Former Jet: Why don'tcha PARK A LITTLE CLOSER?!
The Comrade: I'm sorry, are you talking to me?
Former Jet: NO! I'M TALKING TO YOUR BROTHER!
The Comrade: If you would like me to move my car because you can't seem to get out with 1.5' on either side of you, then I would be happy to. All you really need to do is ask.
Former Jet: OH NO! DON'T MOVE IT! YOU INCONSIDERATE (I can't remember the expletive)!

They've got nothing else it seems.

It's confusing sometimes.

Going to 4 separate video stores that night left me a bit disheartened. Why aren't there more video stores that carry fun and educational programming? That does not involve former murderers and Nazi governments? I don't wish to Dismantle the Third Reich. Or find the special formula used in the communion Kool-Aid.

Truth: I was just sore because I'd missed the last screening of The March of the Penguins that night.

Fatty, the love of my life, promised to take me the following night.
Hmph! I wanted to see it right away.

Sometimes I'm a spoiled little girl.

But then sometimes the waiting makes things a little sweeter. Gives you something to look forward to.

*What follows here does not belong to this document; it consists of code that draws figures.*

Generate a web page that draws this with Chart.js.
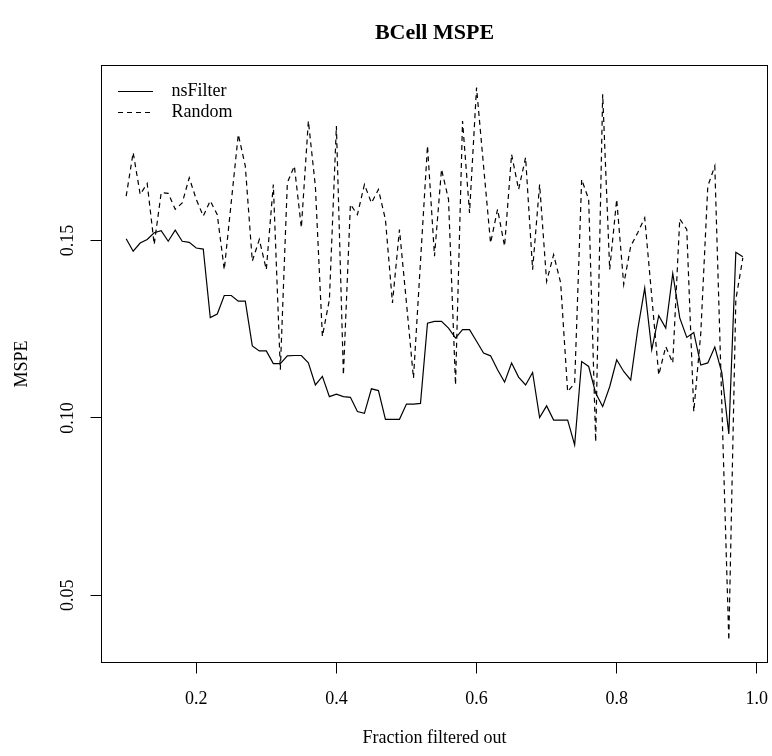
<!DOCTYPE html>
<html>
<head>
<meta charset="utf-8">
<title>BCell MSPE</title>
<script src="https://cdn.jsdelivr.net/npm/chart.js@4/dist/chart.umd.min.js"></script>
<style>
  html, body { margin: 0; padding: 0; background: #fff; }
  canvas { display: block; }
</style>
</head>
<body>
<canvas id="graficoMSPE" width="772" height="756"></canvas>
<script>
// fraction filtered out (x)
const fraccion = [
  0.10, 0.11, 0.12, 0.13, 0.14, 0.15, 0.16, 0.17, 0.18, 0.19,
  0.20, 0.21, 0.22, 0.23, 0.24, 0.25, 0.26, 0.27, 0.28, 0.29,
  0.30, 0.31, 0.32, 0.33, 0.34, 0.35, 0.36, 0.37, 0.38, 0.39,
  0.40, 0.41, 0.42, 0.43, 0.44, 0.45, 0.46, 0.47, 0.48, 0.49,
  0.50, 0.51, 0.52, 0.53, 0.54, 0.55, 0.56, 0.57, 0.58, 0.59,
  0.60, 0.61, 0.62, 0.63, 0.64, 0.65, 0.66, 0.67, 0.68, 0.69,
  0.70, 0.71, 0.72, 0.73, 0.74, 0.75, 0.76, 0.77, 0.78, 0.79,
  0.80, 0.81, 0.82, 0.83, 0.84, 0.85, 0.86, 0.87, 0.88, 0.89,
  0.90, 0.91, 0.92, 0.93, 0.94, 0.95, 0.96, 0.97, 0.98
];

const nsFilter = [
  0.1505, 0.1470, 0.1493, 0.1503, 0.1522, 0.1528, 0.1498, 0.1529, 0.1498, 0.1495,
  0.1479, 0.1476, 0.1283, 0.1293, 0.1345, 0.1345, 0.1329, 0.1329, 0.1203, 0.1189,
  0.1189, 0.1153, 0.1153, 0.1175, 0.1176, 0.1176, 0.1155, 0.1093, 0.1117, 0.1060,
  0.1067, 0.1060, 0.1058, 0.1018, 0.1013, 0.1082, 0.1077, 0.0996, 0.0996, 0.0996,
  0.1039, 0.1039, 0.1041, 0.1267, 0.1272, 0.1272, 0.1253, 0.1225, 0.1249, 0.1249,
  0.1216, 0.1183, 0.1175, 0.1136, 0.1101, 0.1155, 0.1115, 0.1093, 0.1128, 0.1001,
  0.1034, 0.0994, 0.0994, 0.0994, 0.0924, 0.1159, 0.1145, 0.1070, 0.1032, 0.1088,
  0.1164, 0.1131, 0.1107, 0.1249, 0.1366, 0.1192, 0.1288, 0.1253, 0.1407, 0.1282,
  0.1227, 0.1241, 0.1149, 0.1155, 0.1200, 0.1128, 0.0955, 0.1467, 0.1454
];

const aleatorio = [
  0.1625, 0.1748, 0.1630, 0.1661, 0.1489, 0.1635, 0.1633, 0.1588, 0.1606, 0.1677,
  0.1616, 0.1569, 0.1612, 0.1573, 0.1418, 0.1609, 0.1799, 0.1710, 0.1442, 0.1503,
  0.1418, 0.1658, 0.1136, 0.1663, 0.1710, 0.1536, 0.1837, 0.1653, 0.1230, 0.1333,
  0.1823, 0.1121, 0.1602, 0.1573, 0.1658, 0.1606, 0.1644, 0.1559, 0.1324, 0.1531,
  0.1324, 0.1112, 0.1440, 0.1767, 0.1456, 0.1701, 0.1616, 0.1093, 0.1837, 0.1578,
  0.1931, 0.1710, 0.1493, 0.1588, 0.1484, 0.1743, 0.1644, 0.1734, 0.1418, 0.1658,
  0.1385, 0.1460, 0.1381, 0.1074, 0.1098, 0.1672, 0.1616, 0.0933, 0.1912, 0.1418,
  0.1616, 0.1376, 0.1484, 0.1522, 0.1564, 0.1343, 0.1121, 0.1201, 0.1155, 0.1561,
  0.1531, 0.1018, 0.1239, 0.1653, 0.1710, 0.1040, 0.0373, 0.1333, 0.1451
];

const ticksX = [0.2, 0.4, 0.6, 0.8, 1.0];
const ticksY = [0.05, 0.10, 0.15];

// R style axis limits: data range plus 4% on each side
function rango(valores) {
    const lo = Math.min(...valores);
    const hi = Math.max(...valores);
    const pad = (hi - lo) * 0.04;
    return [lo - pad, hi + pad];
}
const [xMin, xMax] = rango(fraccion);
const [yMin, yMax] = rango(nsFilter.concat(aleatorio));

Chart.defaults.font.family = '"Liberation Serif", "Times New Roman", serif';
Chart.defaults.color = '#000';

// full box around the plot + legend in the top left corner
const marco = {
    id: 'marco',
    afterDatasetsDraw(chart) {
        const { ctx, chartArea: a } = chart;
        ctx.save();
        ctx.strokeStyle = '#000';
        ctx.lineWidth = 1;
        ctx.strokeRect(a.left, a.top, a.right - a.left, a.bottom - a.top);

        ctx.font = '18px "Liberation Serif"';
        ctx.textBaseline = 'middle';
        ctx.fillStyle = '#000';
        chart.data.datasets.forEach((ds, i) => {
            const y = Math.round(a.top + 25 + i * 21.3) + 0.5;
            ctx.setLineDash(ds.borderDash || []);
            ctx.lineWidth = ds.borderWidth;
            ctx.beginPath();
            ctx.moveTo(a.left + 16.5, y);
            ctx.lineTo(a.left + 51.5, y);
            ctx.stroke();
            ctx.setLineDash([]);
            ctx.fillText(ds.label, a.left + 70, y);
        });
        ctx.restore();
    }
};

const ejeGrid = {
    display: true,
    drawOnChartArea: false,
    drawTicks: true,
    tickLength: 11,
    tickColor: '#000',
    tickWidth: 1
};

const ctx = document.getElementById('graficoMSPE').getContext('2d');

new Chart(ctx, {
    type: 'line',
    data: {
        datasets: [{
            label: 'nsFilter',
            data: fraccion.map((f, i) => ({ x: f, y: nsFilter[i] })),
            borderColor: '#000',
            borderWidth: 1.2,
            pointRadius: 0,
            tension: 0,
            fill: false
        }, {
            label: 'Random',
            data: fraccion.map((f, i) => ({ x: f, y: aleatorio[i] })),
            borderColor: '#000',
            borderWidth: 1.2,
            borderDash: [5, 4],
            pointRadius: 0,
            tension: 0,
            fill: false
        }]
    },
    options: {
        responsive: false,
        animation: false,
        layout: {
            padding: { left: 0, right: 4.5, top: 0, bottom: 0 }
        },
        plugins: {
            legend: { display: false },
            tooltip: { enabled: false },
            title: {
                display: true,
                text: 'BCell MSPE',
                color: '#000',
                fullSize: false,
                font: { size: 22, weight: 'bold' },
                padding: { top: 19.8, bottom: 19.3 }
            }
        },
        scales: {
            x: {
                type: 'linear',
                min: xMin,
                max: xMax,
                afterBuildTicks: s => { s.ticks = ticksX.map(v => ({ value: v })); },
                afterFit: s => {
                    s.height = 93.5;
                    s.paddingLeft = 0;
                    s.paddingRight = 0;
                },
                grid: ejeGrid,
                border: { display: false },
                ticks: {
                    autoSkip: false,
                    maxRotation: 0,
                    padding: 14.8,
                    color: '#000',
                    font: { size: 18 },
                    callback: v => v.toFixed(1)
                },
                title: {
                    display: true,
                    text: 'Fraction filtered out',
                    color: '#000',
                    font: { size: 18 },
                    padding: { top: 0, bottom: 7.2 }
                }
            },
            y: {
                min: yMin,
                max: yMax,
                afterBuildTicks: s => { s.ticks = ticksY.map(v => ({ value: v })); },
                afterFit: s => {
                    s.width = 101.5;
                    s.paddingTop = 0;
                    s.paddingBottom = 0;
                },
                grid: ejeGrid,
                border: { display: false },
                ticks: {
                    autoSkip: false,
                    minRotation: 90,
                    maxRotation: 90,
                    crossAlign: 'center',
                    padding: 6.75,
                    color: '#000',
                    font: { size: 18 },
                    callback: v => v.toFixed(2)
                },
                title: {
                    display: true,
                    text: 'MSPE',
                    color: '#000',
                    font: { size: 18 },
                    padding: { top: 11.2, bottom: 0 }
                }
            }
        }
    },
    plugins: [marco]
});
</script>
</body>
</html>
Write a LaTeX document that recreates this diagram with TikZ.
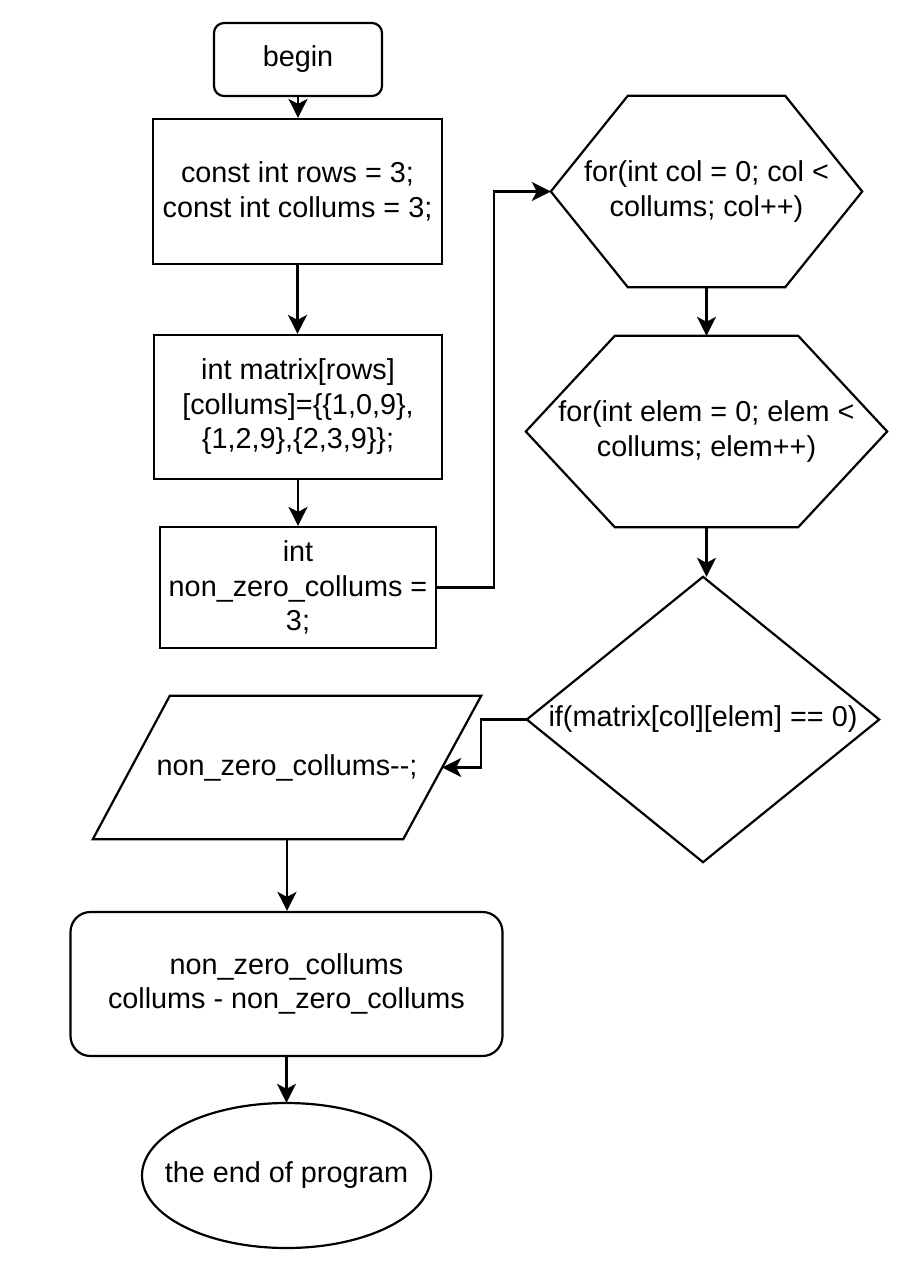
\documentclass[tikz,border=0pt]{standalone}
\usepackage{fontspec}
\setmainfont{Liberation Sans}
\usetikzlibrary{arrows.meta,shapes.geometric}
\begin{document}
\begin{tikzpicture}[x=1pt,y=-1pt,
  every node/.style={font=\fontsize{28.8}{34.5}\selectfont, align=center, inner sep=0pt},
  line/.style={line width=2.2pt, line join=miter},
  arr/.style={line width=2.2pt, -{Stealth[length=19pt,width=19pt,inset=5pt]}},
  box/.style={draw, line width=2.2pt, rectangle},
  rbox/.style={box, rounded corners=10pt},
  blank/.style={rectangle, draw=none}
]
\useasboundingbox (0,0) rectangle (912,1266);

% nodes
\node[rbox, minimum width=168pt, minimum height=73pt] (begin) at (298,59.5) {begin};
\node[box, minimum width=289pt, minimum height=145pt] (box1) at (297.5,191.5) {const int rows = 3;\\const int collums = 3;};
\node[box, minimum width=288pt, minimum height=144pt] (box2) at (298,407) {int matrix[rows]\\{}[collums]=\{\{1,0,9\},\\\{1,2,9\},\{2,3,9\}\};};
\node[box, minimum width=276pt, minimum height=121pt] (box3) at (298,587.5) {int\\non\_zero\_collums =\\3;};

\node[blank, minimum width=311pt, minimum height=191pt] (hex1) at (706.5,191.5) {for(int col = 0; col <\\collums; col++)};
\draw[line] (hex1.west) -- ([xshift=77pt]hex1.north west) -- ([xshift=-77pt]hex1.north east) -- (hex1.east) -- ([xshift=-77pt]hex1.south east) -- ([xshift=77pt]hex1.south west) -- cycle;

\node[blank, minimum width=361pt, minimum height=191pt] (hex2) at (706.5,431.5) {for(int elem = 0; elem <\\collums; elem++)};
\draw[line] (hex2.west) -- ([xshift=89pt]hex2.north west) -- ([xshift=-89pt]hex2.north east) -- (hex2.east) -- ([xshift=-89pt]hex2.south east) -- ([xshift=89pt]hex2.south west) -- cycle;

\node[blank, minimum width=352pt, minimum height=285pt] (dia) at (703,719.5) {if(matrix[col][elem] == 0)};
\draw[line] (dia.north) -- (dia.east) -- (dia.south) -- (dia.west) -- cycle;

\node[blank, minimum width=388pt, minimum height=143pt] (para) at (287,767.5) {non\_zero\_collums-{}-;};
\draw[line] ([xshift=77pt]para.north west) -- (para.north east) -- ([xshift=-78pt]para.south east) -- (para.south west) -- cycle;
\coordinate (para-r) at ([xshift=-39pt]para.east);

\node[box, rounded corners=20pt, minimum width=432pt, minimum height=144pt] (rr) at (286.5,984) {non\_zero\_collums\\collums - non\_zero\_collums};

\node[blank, minimum width=289pt, minimum height=145pt] (ell) at (286.5,1175.5) {the end of program};
\draw[line] (ell.center) ellipse [x radius=144.5, y radius=72.5];

% connectors
\draw[arr] (begin.south) -- (begin.south |- box1.north);
\draw[arr] (box1.south) -- (box1.south |- box2.north);
\draw[arr] (box2.south) -- (box2.south |- box3.north);
\draw[arr] (box3.east) -- ++(57,0) |- (hex1.west);
\draw[arr] (hex1.south) -- (hex2.north);
\draw[arr] (hex2.south) -- (hex2.south |- dia.north);
\draw[arr] (dia.west) -- ++(-46,0) |- (para-r);
\draw[arr] (para.south) -- (para.south |- rr.north);
\draw[arr] (rr.south) -- (ell.north);
\end{tikzpicture}
\end{document}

Iceberg, iceberg, ice floe.
Just the tip.
Underwater, it's massive in scale.

On deck are
Penguins.

They feed then travel 70 miles by foot to find a mate.
Just one that they will stay devoted to for a year.
One egg
That gets carefully passed to the father
Who balances it on his feet, keeping it warm under belly in temperatures below -80˚C
For months
While the mother leaves,
Trekking back to the spot of origin.
70 miles to feed.
Or she dies.

When the egg is hatched, the father who hasn't eaten in months,
Has one tiny meal (lodged in the back of his throat)
To feed his young.
When the girls return,
Walking or sliding the 70 miles again,
The chick goes back to the mother,
Who just went to the store and will be back in a few minutes.

The chicks now with care,
The males then make the long journey for themselves.
140 miles.
And eventually come back!
To have a little family time.

They do this every year.

The suffering that penguins go through. The elements in which they survive. The complete lack of time saving devices they implement: Their methods are not efficient. Though they work as a collective, they are not the Borg. How they know exactly what they are supposed to do is confounding. To humans. All for the preservation of their species. Born of love.

There's no talk of which school one penguin is sending their child.
Or where they can find their child on the height chart.
There's no doubting their partner is going to cheat on them,
Or never return.

They are penguins.

God, I want to be a penguin when I grow up.